Truist pledges $50 million in COVID-19 relief effort

After initial funding for basic needs and medical supplies, a further $25 million is slated for broadband access in underserved communities

Financial services company Truist announced today that it will commit an additional $25 million as part of its Truist Cares initiative, now totaling $50 million.

Truist Cares was launched earlier this year as a response to the COVID-19 pandemic, with funding to target underserved community segments, providing resources for small businesses and essential technology services in areas with limited access.

The pledge will put $9 million to engage leading industry partners to bring technology services and devices to underserved communities; $10 million to aid small businesses and community development financial institutions [CDFIs] through access to capital; and technical support and $6 million to nonprofit organizations where Truist teammates live and work.

Truist said the funding will also be allocated to reinforce volunteer-led efforts by teammates.

“Since announcing the Truist Cares initiative, we have quickly mobilized with our partners to meet critical needs in our communities with a focus on supporting youth, seniors, small businesses, connectivity and the workforce, including vulnerable, hourly workers,” said Truist Chairman and CEO Kelly S. King.

“This additional phase of funding will have a special emphasis on serving the communities who may feel forgotten,” King continued. “It’s not just about surviving the crisis – it’s about rebuilding our communities with an even stronger foundation to help our country’s ongoing recovery.”

There will also be $1.5 million allocated to the Community Education Alliance, which will work with Empowering Communities.

“Through this grant, Community Education Alliance [CEA] and its partners will be able to address the pressing educational and social issues in our community that stem from the lack of broadband access,” said CEA Founder Michael Karp.

“Our families and especially our children have been challenged by inadequate or lack of bandwidth for online learning,” Karp continued. “Many of our students are at risk of falling back an entire educational year.

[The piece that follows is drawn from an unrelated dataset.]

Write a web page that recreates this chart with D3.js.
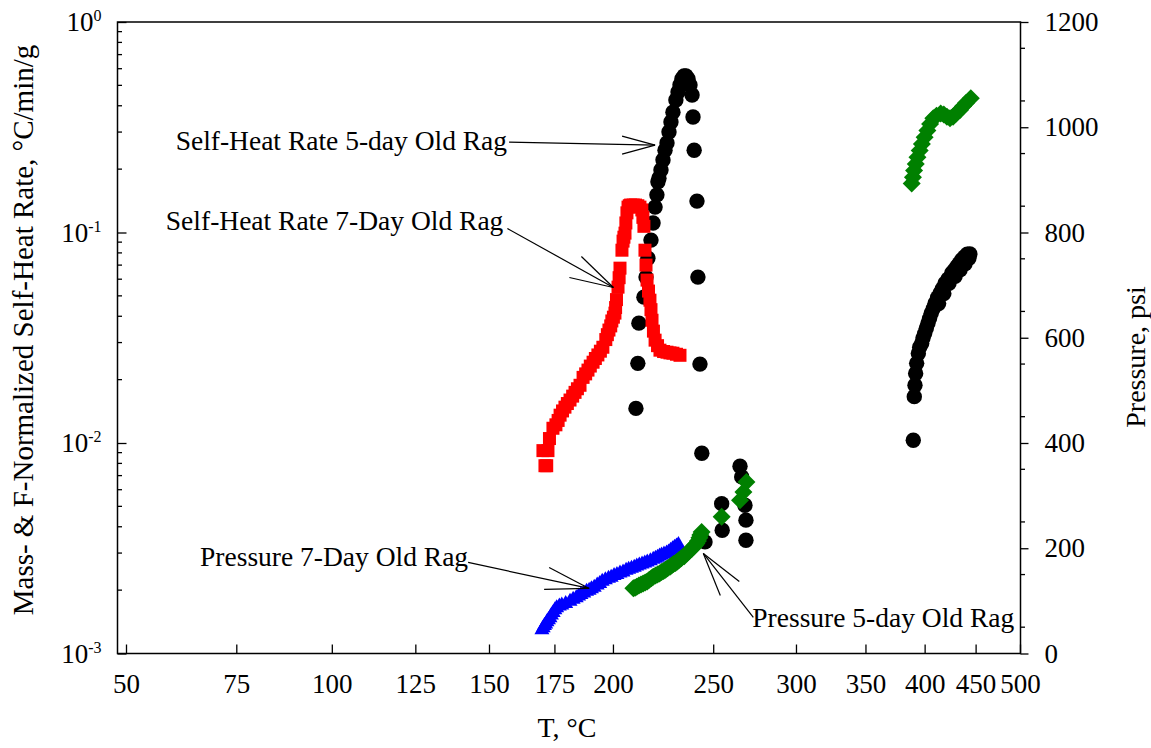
<!DOCTYPE html>
<html><head><meta charset="utf-8">
<script src="https://cdn.jsdelivr.net/npm/d3@7"></script>
<style>
body{margin:0;background:#fff}
svg{display:block}
</style>
</head><body>
<svg id="chart" width="1151" height="748" font-family="'Liberation Serif','Times New Roman',serif"></svg>
<script>
// ---------- data ----------
const tempTicks = [50, 75, 100, 125, 150, 175, 200, 250, 300, 350, 400, 450, 500];
const rateTicks = [0.001, 0.01, 0.1, 1];
const pressureTicks = [0, 200, 400, 600, 800, 1000, 1200];

// Self-heat rate, 5-day old rag: [T °C, rate °C/min/g]
const rate5day = [
  [210.6,0.0146],[211.5,0.0239],[212.0,0.0371],[214.4,0.0493],[215.4,0.0614],[216.3,0.0755],
  [217.8,0.092],[218.8,0.111],[219.8,0.132],[220.7,0.151],[221.2,0.174],[221.7,0.181],
  [222.7,0.198],[223.7,0.221],[224.7,0.246],[225.7,0.266],[226.7,0.300],[227.7,0.335],
  [228.7,0.373],[230.2,0.426],[231.3,0.465],[232.3,0.502],[233.3,0.536],[234.4,0.554],
  [235.4,0.554],[236.5,0.536],[237.5,0.502],[238.6,0.450],[239.1,0.354],[239.7,0.246],
  [241.2,0.141],[241.7,0.0614],[242.8,0.0237],[243.8,0.00894],[245.5,0.00339],
  [254.7,0.00515],[255.0,0.00385],[265.2,0.00776],[266.2,0.0069],[268.1,0.00506],
  [268.7,0.0043],[268.7,0.00345],
  [389.8,0.0103],[390.7,0.0166],[391.3,0.0188],[391.9,0.0214],[392.8,0.0239],[394.3,0.0266],
  [395.5,0.0285],[397.3,0.0297],[398.5,0.0315],[400.0,0.0331],[401.5,0.035],[403.0,0.0370],
  [404.5,0.039],[406.0,0.0412],[408.0,0.0435],[409.6,0.046],[412.0,0.049],[414.3,0.0513],
  [416.5,0.054],[419.1,0.0573],[422.0,0.060],[425.7,0.064],[428.0,0.066],[430.6,0.0687],
  [433.0,0.071],[435.6,0.074],[438.5,0.0765],[441.3,0.0789],
  [413.0,0.046],[418.0,0.0513],[423.0,0.0573],[429.0,0.062],[434.0,0.0665],[439.0,0.071],
  [443.0,0.0755],[444.0,0.079]
];

// Self-heat rate, 7-day old rag: [T °C, rate °C/min/g]
const rate7day = [
  [170.4,0.0092],[171.2,0.0078],[171.9,0.0078],[172.4,0.0092],[173.0,0.0105],[174.4,0.01175],
  [175.6,0.0122],[176.5,0.0128],[177.3,0.01356],[178.3,0.0142],[179.3,0.0148],[180.3,0.0154],
  [181.4,0.0160],[182.5,0.0167],[183.5,0.0174],[184.5,0.0181],[185.6,0.0188],[186.9,0.0205],
  [188.0,0.0213],[189.0,0.0222],[190.0,0.0232],[191.2,0.0242],[192.2,0.0252],[193.3,0.0262],
  [194.4,0.0273],[195.5,0.0285],[196.8,0.031],[197.5,0.0327],[198.2,0.0344],[199.0,0.036],
  [199.5,0.038],[200.2,0.0396],[200.9,0.0414],[201.2,0.044],[201.6,0.048],[202.3,0.055],
  [202.8,0.061],[203.2,0.0677],[204.1,0.0824],[204.6,0.091],[205.0,0.095],[205.5,0.0993],
  [205.9,0.111],[206.4,0.124],[206.9,0.132],[207.5,0.134],[208.1,0.135],[209.3,0.135],
  [210.4,0.135],[211.5,0.134],[212.5,0.132],[213.4,0.128],[213.9,0.118],[214.4,0.107],
  [214.9,0.0824],[215.4,0.070],[215.9,0.0594],[216.6,0.0527],[217.3,0.0477],[217.8,0.043],
  [218.3,0.0383],[219.0,0.034],[219.8,0.0308],[221.0,0.029],[222.2,0.0276],[224.0,0.0272],
  [225.7,0.0270],[227.2,0.0268],[228.7,0.0267],[230.5,0.0264],[232.3,0.0261]
];

// Pressure, 7-day old rag: [T °C, psi]
const pressure7day = [
  [170.0,47],[170.5,51],[171.0,55],[171.5,58],[172.0,62],[172.6,66],[173.2,70],[173.8,75],
  [174.5,80],[175.2,85],[175.9,89],[177.0,92],[178.0,94],[179.6,97],[181.4,101],[182.7,105],
  [184.0,108],[185.0,111],[186.0,114],[187.2,117],[188.4,120],[189.5,122],[190.5,125],
  [191.7,128],[193.0,132],[194.1,135],[195.2,139],[196.6,142],[198.0,145],[199.2,147],
  [200.5,150],[201.8,152],[203.2,155],[204.6,157],[206.0,160],[207.2,162],[208.5,164],
  [209.8,166],[211.0,168],[212.2,170],[213.5,172],[214.8,174],[216.0,176],[217.5,178],
  [218.9,181],[220.0,183],[221.0,185],[222.0,187],[223.0,189],[224.2,191],[225.5,193],
  [226.5,195],[227.5,198],[228.5,201],[229.5,204],[230.5,206],[231.5,209]
];

// Pressure, 5-day old rag: [T °C, psi]
const pressure5day = [
  [209.4,124],[210.2,125],[211.0,127],[212.0,129],[213.0,131],[214.0,133],[215.0,135],
  [216.0,137],[217.0,140],[218.0,143],[218.9,146],[220.0,148],[221.0,150],[222.0,152],
  [223.0,155],[224.0,157],[225.0,159],[226.0,162],[227.2,165],[228.0,167],[229.0,170],
  [230.0,172],[231.0,175],[232.0,178],[233.0,181],[234.5,185],[235.8,190],[236.6,193],
  [237.5,196],[238.5,199],[239.5,203],[240.2,206],[240.9,209],[241.7,214],[242.5,220],
  [243.0,225],[243.7,231],[254.7,260],[265.2,291],[267.2,307],[269.0,326],
  [388.4,893],[389.5,905],[390.5,918],[392.0,930],[393.5,943],[395.5,956],[397.5,968],
  [400.0,981],[402.5,994],[405.0,1006],[408.0,1017],[411.0,1022],[415.0,1026],[418.0,1024],
  [421.0,1020],[424.0,1017],[427.0,1020],[430.0,1026],[433.9,1033],[437.0,1040],[440.0,1046],
  [445.0,1055]
];

// annotation labels with the data point each arrow points at
const annotationTexts = ["Self-Heat Rate 5-day Old Rag","Self-Heat Rate 7-Day Old Rag","Pressure 7-Day Old Rag","Pressure 5-day Old Rag"];
const annotationTargets = [[219.8,0.260,"L"],[200.2,0.0548,"L"],[189.5,123.6,"R"],[244.6,190.1,"R"]];

// ---------- layout ----------
const FONT = "'Liberation Serif','Times New Roman',serif";
const svg = d3.select("#chart");
const L = 117.5, R = 1020.5, T = 22, B = 653.5;
const inv = t => -1 / (t + 273.15);           // Arrhenius-type temperature axis
const x = d3.scaleLinear().domain([inv(50), inv(500)]).range([126, 1020]);
const X = t => x(inv(t));
const yL = d3.scaleLog().domain([0.001, 1]).range([B, T]);
const yR = d3.scaleLinear().domain([0, 1200]).range([B, T]);

const tickFont = 27;

// bottom axis
const gx = svg.append("g").attr("transform", `translate(0,${B})`)
  .call(d3.axisBottom(x).tickValues(tempTicks.map(inv))
    .tickFormat(v => String(Math.round(-1 / v - 273.15)))
    .tickSizeInner(-9).tickSizeOuter(0).tickPadding(20));
gx.attr("font-family", FONT).attr("font-size", tickFont);
gx.select(".domain").remove();
gx.selectAll("line").attr("stroke-width", 1.3);

// left axis
const gl = svg.append("g").attr("transform", `translate(${L},0)`)
  .call(d3.axisLeft(yL).tickValues(rateTicks).tickSizeInner(-9).tickSizeOuter(0).tickPadding(16));
gl.attr("font-family", FONT).attr("font-size", tickFont);
gl.select(".domain").remove();
gl.selectAll("line").attr("stroke-width", 1.3);
gl.selectAll(".tick text")
  .each(function(d) {
    const e = Math.round(Math.log10(d));
    const t = d3.select(this).text("");
    t.append("tspan").text("10");
    t.append("tspan").attr("font-size", 16).attr("dy", -10).text(String(e));
  });
// left minor ticks
const minorL = [];
for (let p = -3; p < 0; p++) for (let m = 2; m <= 9; m++) minorL.push(m * Math.pow(10, p));
svg.append("g").selectAll("line").data(minorL).join("line")
  .attr("x1", L).attr("x2", L + 4.5).attr("y1", d => yL(d)).attr("y2", d => yL(d))
  .attr("stroke", "#000").attr("stroke-width", 1.3);

// right axis
const gr = svg.append("g").attr("transform", `translate(${R},0)`)
  .call(d3.axisRight(yR).tickValues(pressureTicks).tickFormat(d3.format("d"))
    .tickSizeInner(8).tickSizeOuter(0).tickPadding(16));
gr.attr("font-family", FONT).attr("font-size", tickFont);
gr.select(".domain").remove();
gr.selectAll("line").attr("stroke-width", 1.3);
const minorR = d3.range(50, 1200, 100);
svg.append("g").selectAll("line").data(minorR).join("line")
  .attr("x1", R).attr("x2", R + 4.5).attr("y1", d => yR(d)).attr("y2", d => yR(d))
  .attr("stroke", "#000").attr("stroke-width", 1.3);

// frame
svg.append("path")
  .attr("d", `M${L},${T}H${R}V${B}H${L}Z`)
  .attr("fill", "none").attr("stroke", "#000").attr("stroke-width", 1.5);

// axis titles
svg.append("text").attr("x", 567).attr("y", 737).attr("text-anchor", "middle")
  .attr("font-size", 28).text("T, °C");
svg.append("text").attr("transform", "translate(33,330) rotate(-90)").attr("text-anchor", "middle")
  .attr("font-size", 29).text("Mass- & F-Normalized Self-Heat Rate, °C/min/g");
svg.append("text").attr("transform", "translate(1145,357) rotate(-90)").attr("text-anchor", "middle")
  .attr("font-size", 28).text("Pressure, psi");

// ---------- marks ----------
const plot = svg.append("g");
plot.selectAll("circle.b").data(rate5day).join("circle").attr("class", "b")
  .attr("cx", d => X(d[0])).attr("cy", d => yL(d[1])).attr("r", 7.7).attr("fill", "#000");
plot.selectAll("rect.r").data(rate7day).join("rect").attr("class", "r")
  .attr("x", d => X(d[0]) - 6.5).attr("y", d => yL(d[1]) - 6.5)
  .attr("width", 13).attr("height", 13).attr("fill", "#ff0000");
plot.selectAll("path.t").data(pressure7day).join("path").attr("class", "t")
  .attr("d", "M0,-7.5L7.5,5.5L-7.5,5.5Z")
  .attr("transform", d => `translate(${X(d[0])},${yR(d[1])})`).attr("fill", "#0000ff");
plot.selectAll("path.g").data(pressure5day).join("path").attr("class", "g")
  .attr("d", "M0,-9L9,0L0,9L-9,0Z")
  .attr("transform", d => `translate(${X(d[0])},${yR(d[1])})`).attr("fill", "#008000");

// ---------- annotations ----------
// pixel offsets of text anchor, leader start and arrow-head barbs relative to the arrow tip
const annLayout = [
  {text:[-148,5], anchor:"end", from:[-146,-3], barbs:[[-33,-9],[-33,9]]},
  {text:[-110,-57], anchor:"end", from:[-106,-59], barbs:[[-32,-31],[-44,-10]]},
  {text:[-121,-22], anchor:"end", from:[-121,-26], barbs:[[-40,-21],[-45,1]]},
  {text:[49,74], anchor:"start", from:[50,64], barbs:[[36,28],[17,42]]}
];
annotationTexts.forEach((s, i) => {
  const [tx, tv, side] = annotationTargets[i];
  const px = X(tx), py = side === "L" ? yL(tv) : yR(tv);
  const a = annLayout[i];
  const g = svg.append("g").attr("stroke", "#000").attr("stroke-width", 1.2);
  g.append("line").attr("x1", px + a.from[0]).attr("y1", py + a.from[1]).attr("x2", px).attr("y2", py);
  a.barbs.forEach(b => g.append("line").attr("x1", px + b[0]).attr("y1", py + b[1]).attr("x2", px).attr("y2", py));
  svg.append("text").attr("x", px + a.text[0]).attr("y", py + a.text[1])
    .attr("text-anchor", a.anchor).attr("font-size", 27.5).text(s);
});
</script>
</body></html>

This initiative will be a breakthrough in addressing the technology and opportunity divide our community.”

Truist will also donate $3 million to Local Initiatives Support Corporation to support the recovery of small businesses.

The funding will provide grants and technical assistance to small businesses – particularly those with fewer than 10 employees and businesses that are owned by women and minorities. This funding will not only help meet short-term financial needs but will also equip businesses with the knowledge and resources to be sustainable after COVID-19.

“Small businesses are transformative members of our communities and, together with Truist, we are working to help them sustain operations, preserve jobs, rebound and, ultimately, move toward recovery,” said LISC President and CEO Maurice A. Jones. “By bridging gaps in capital and services, we can support both rural and urban small businesses, especially those owned by women and minorities and those benefiting economically vulnerable communities.”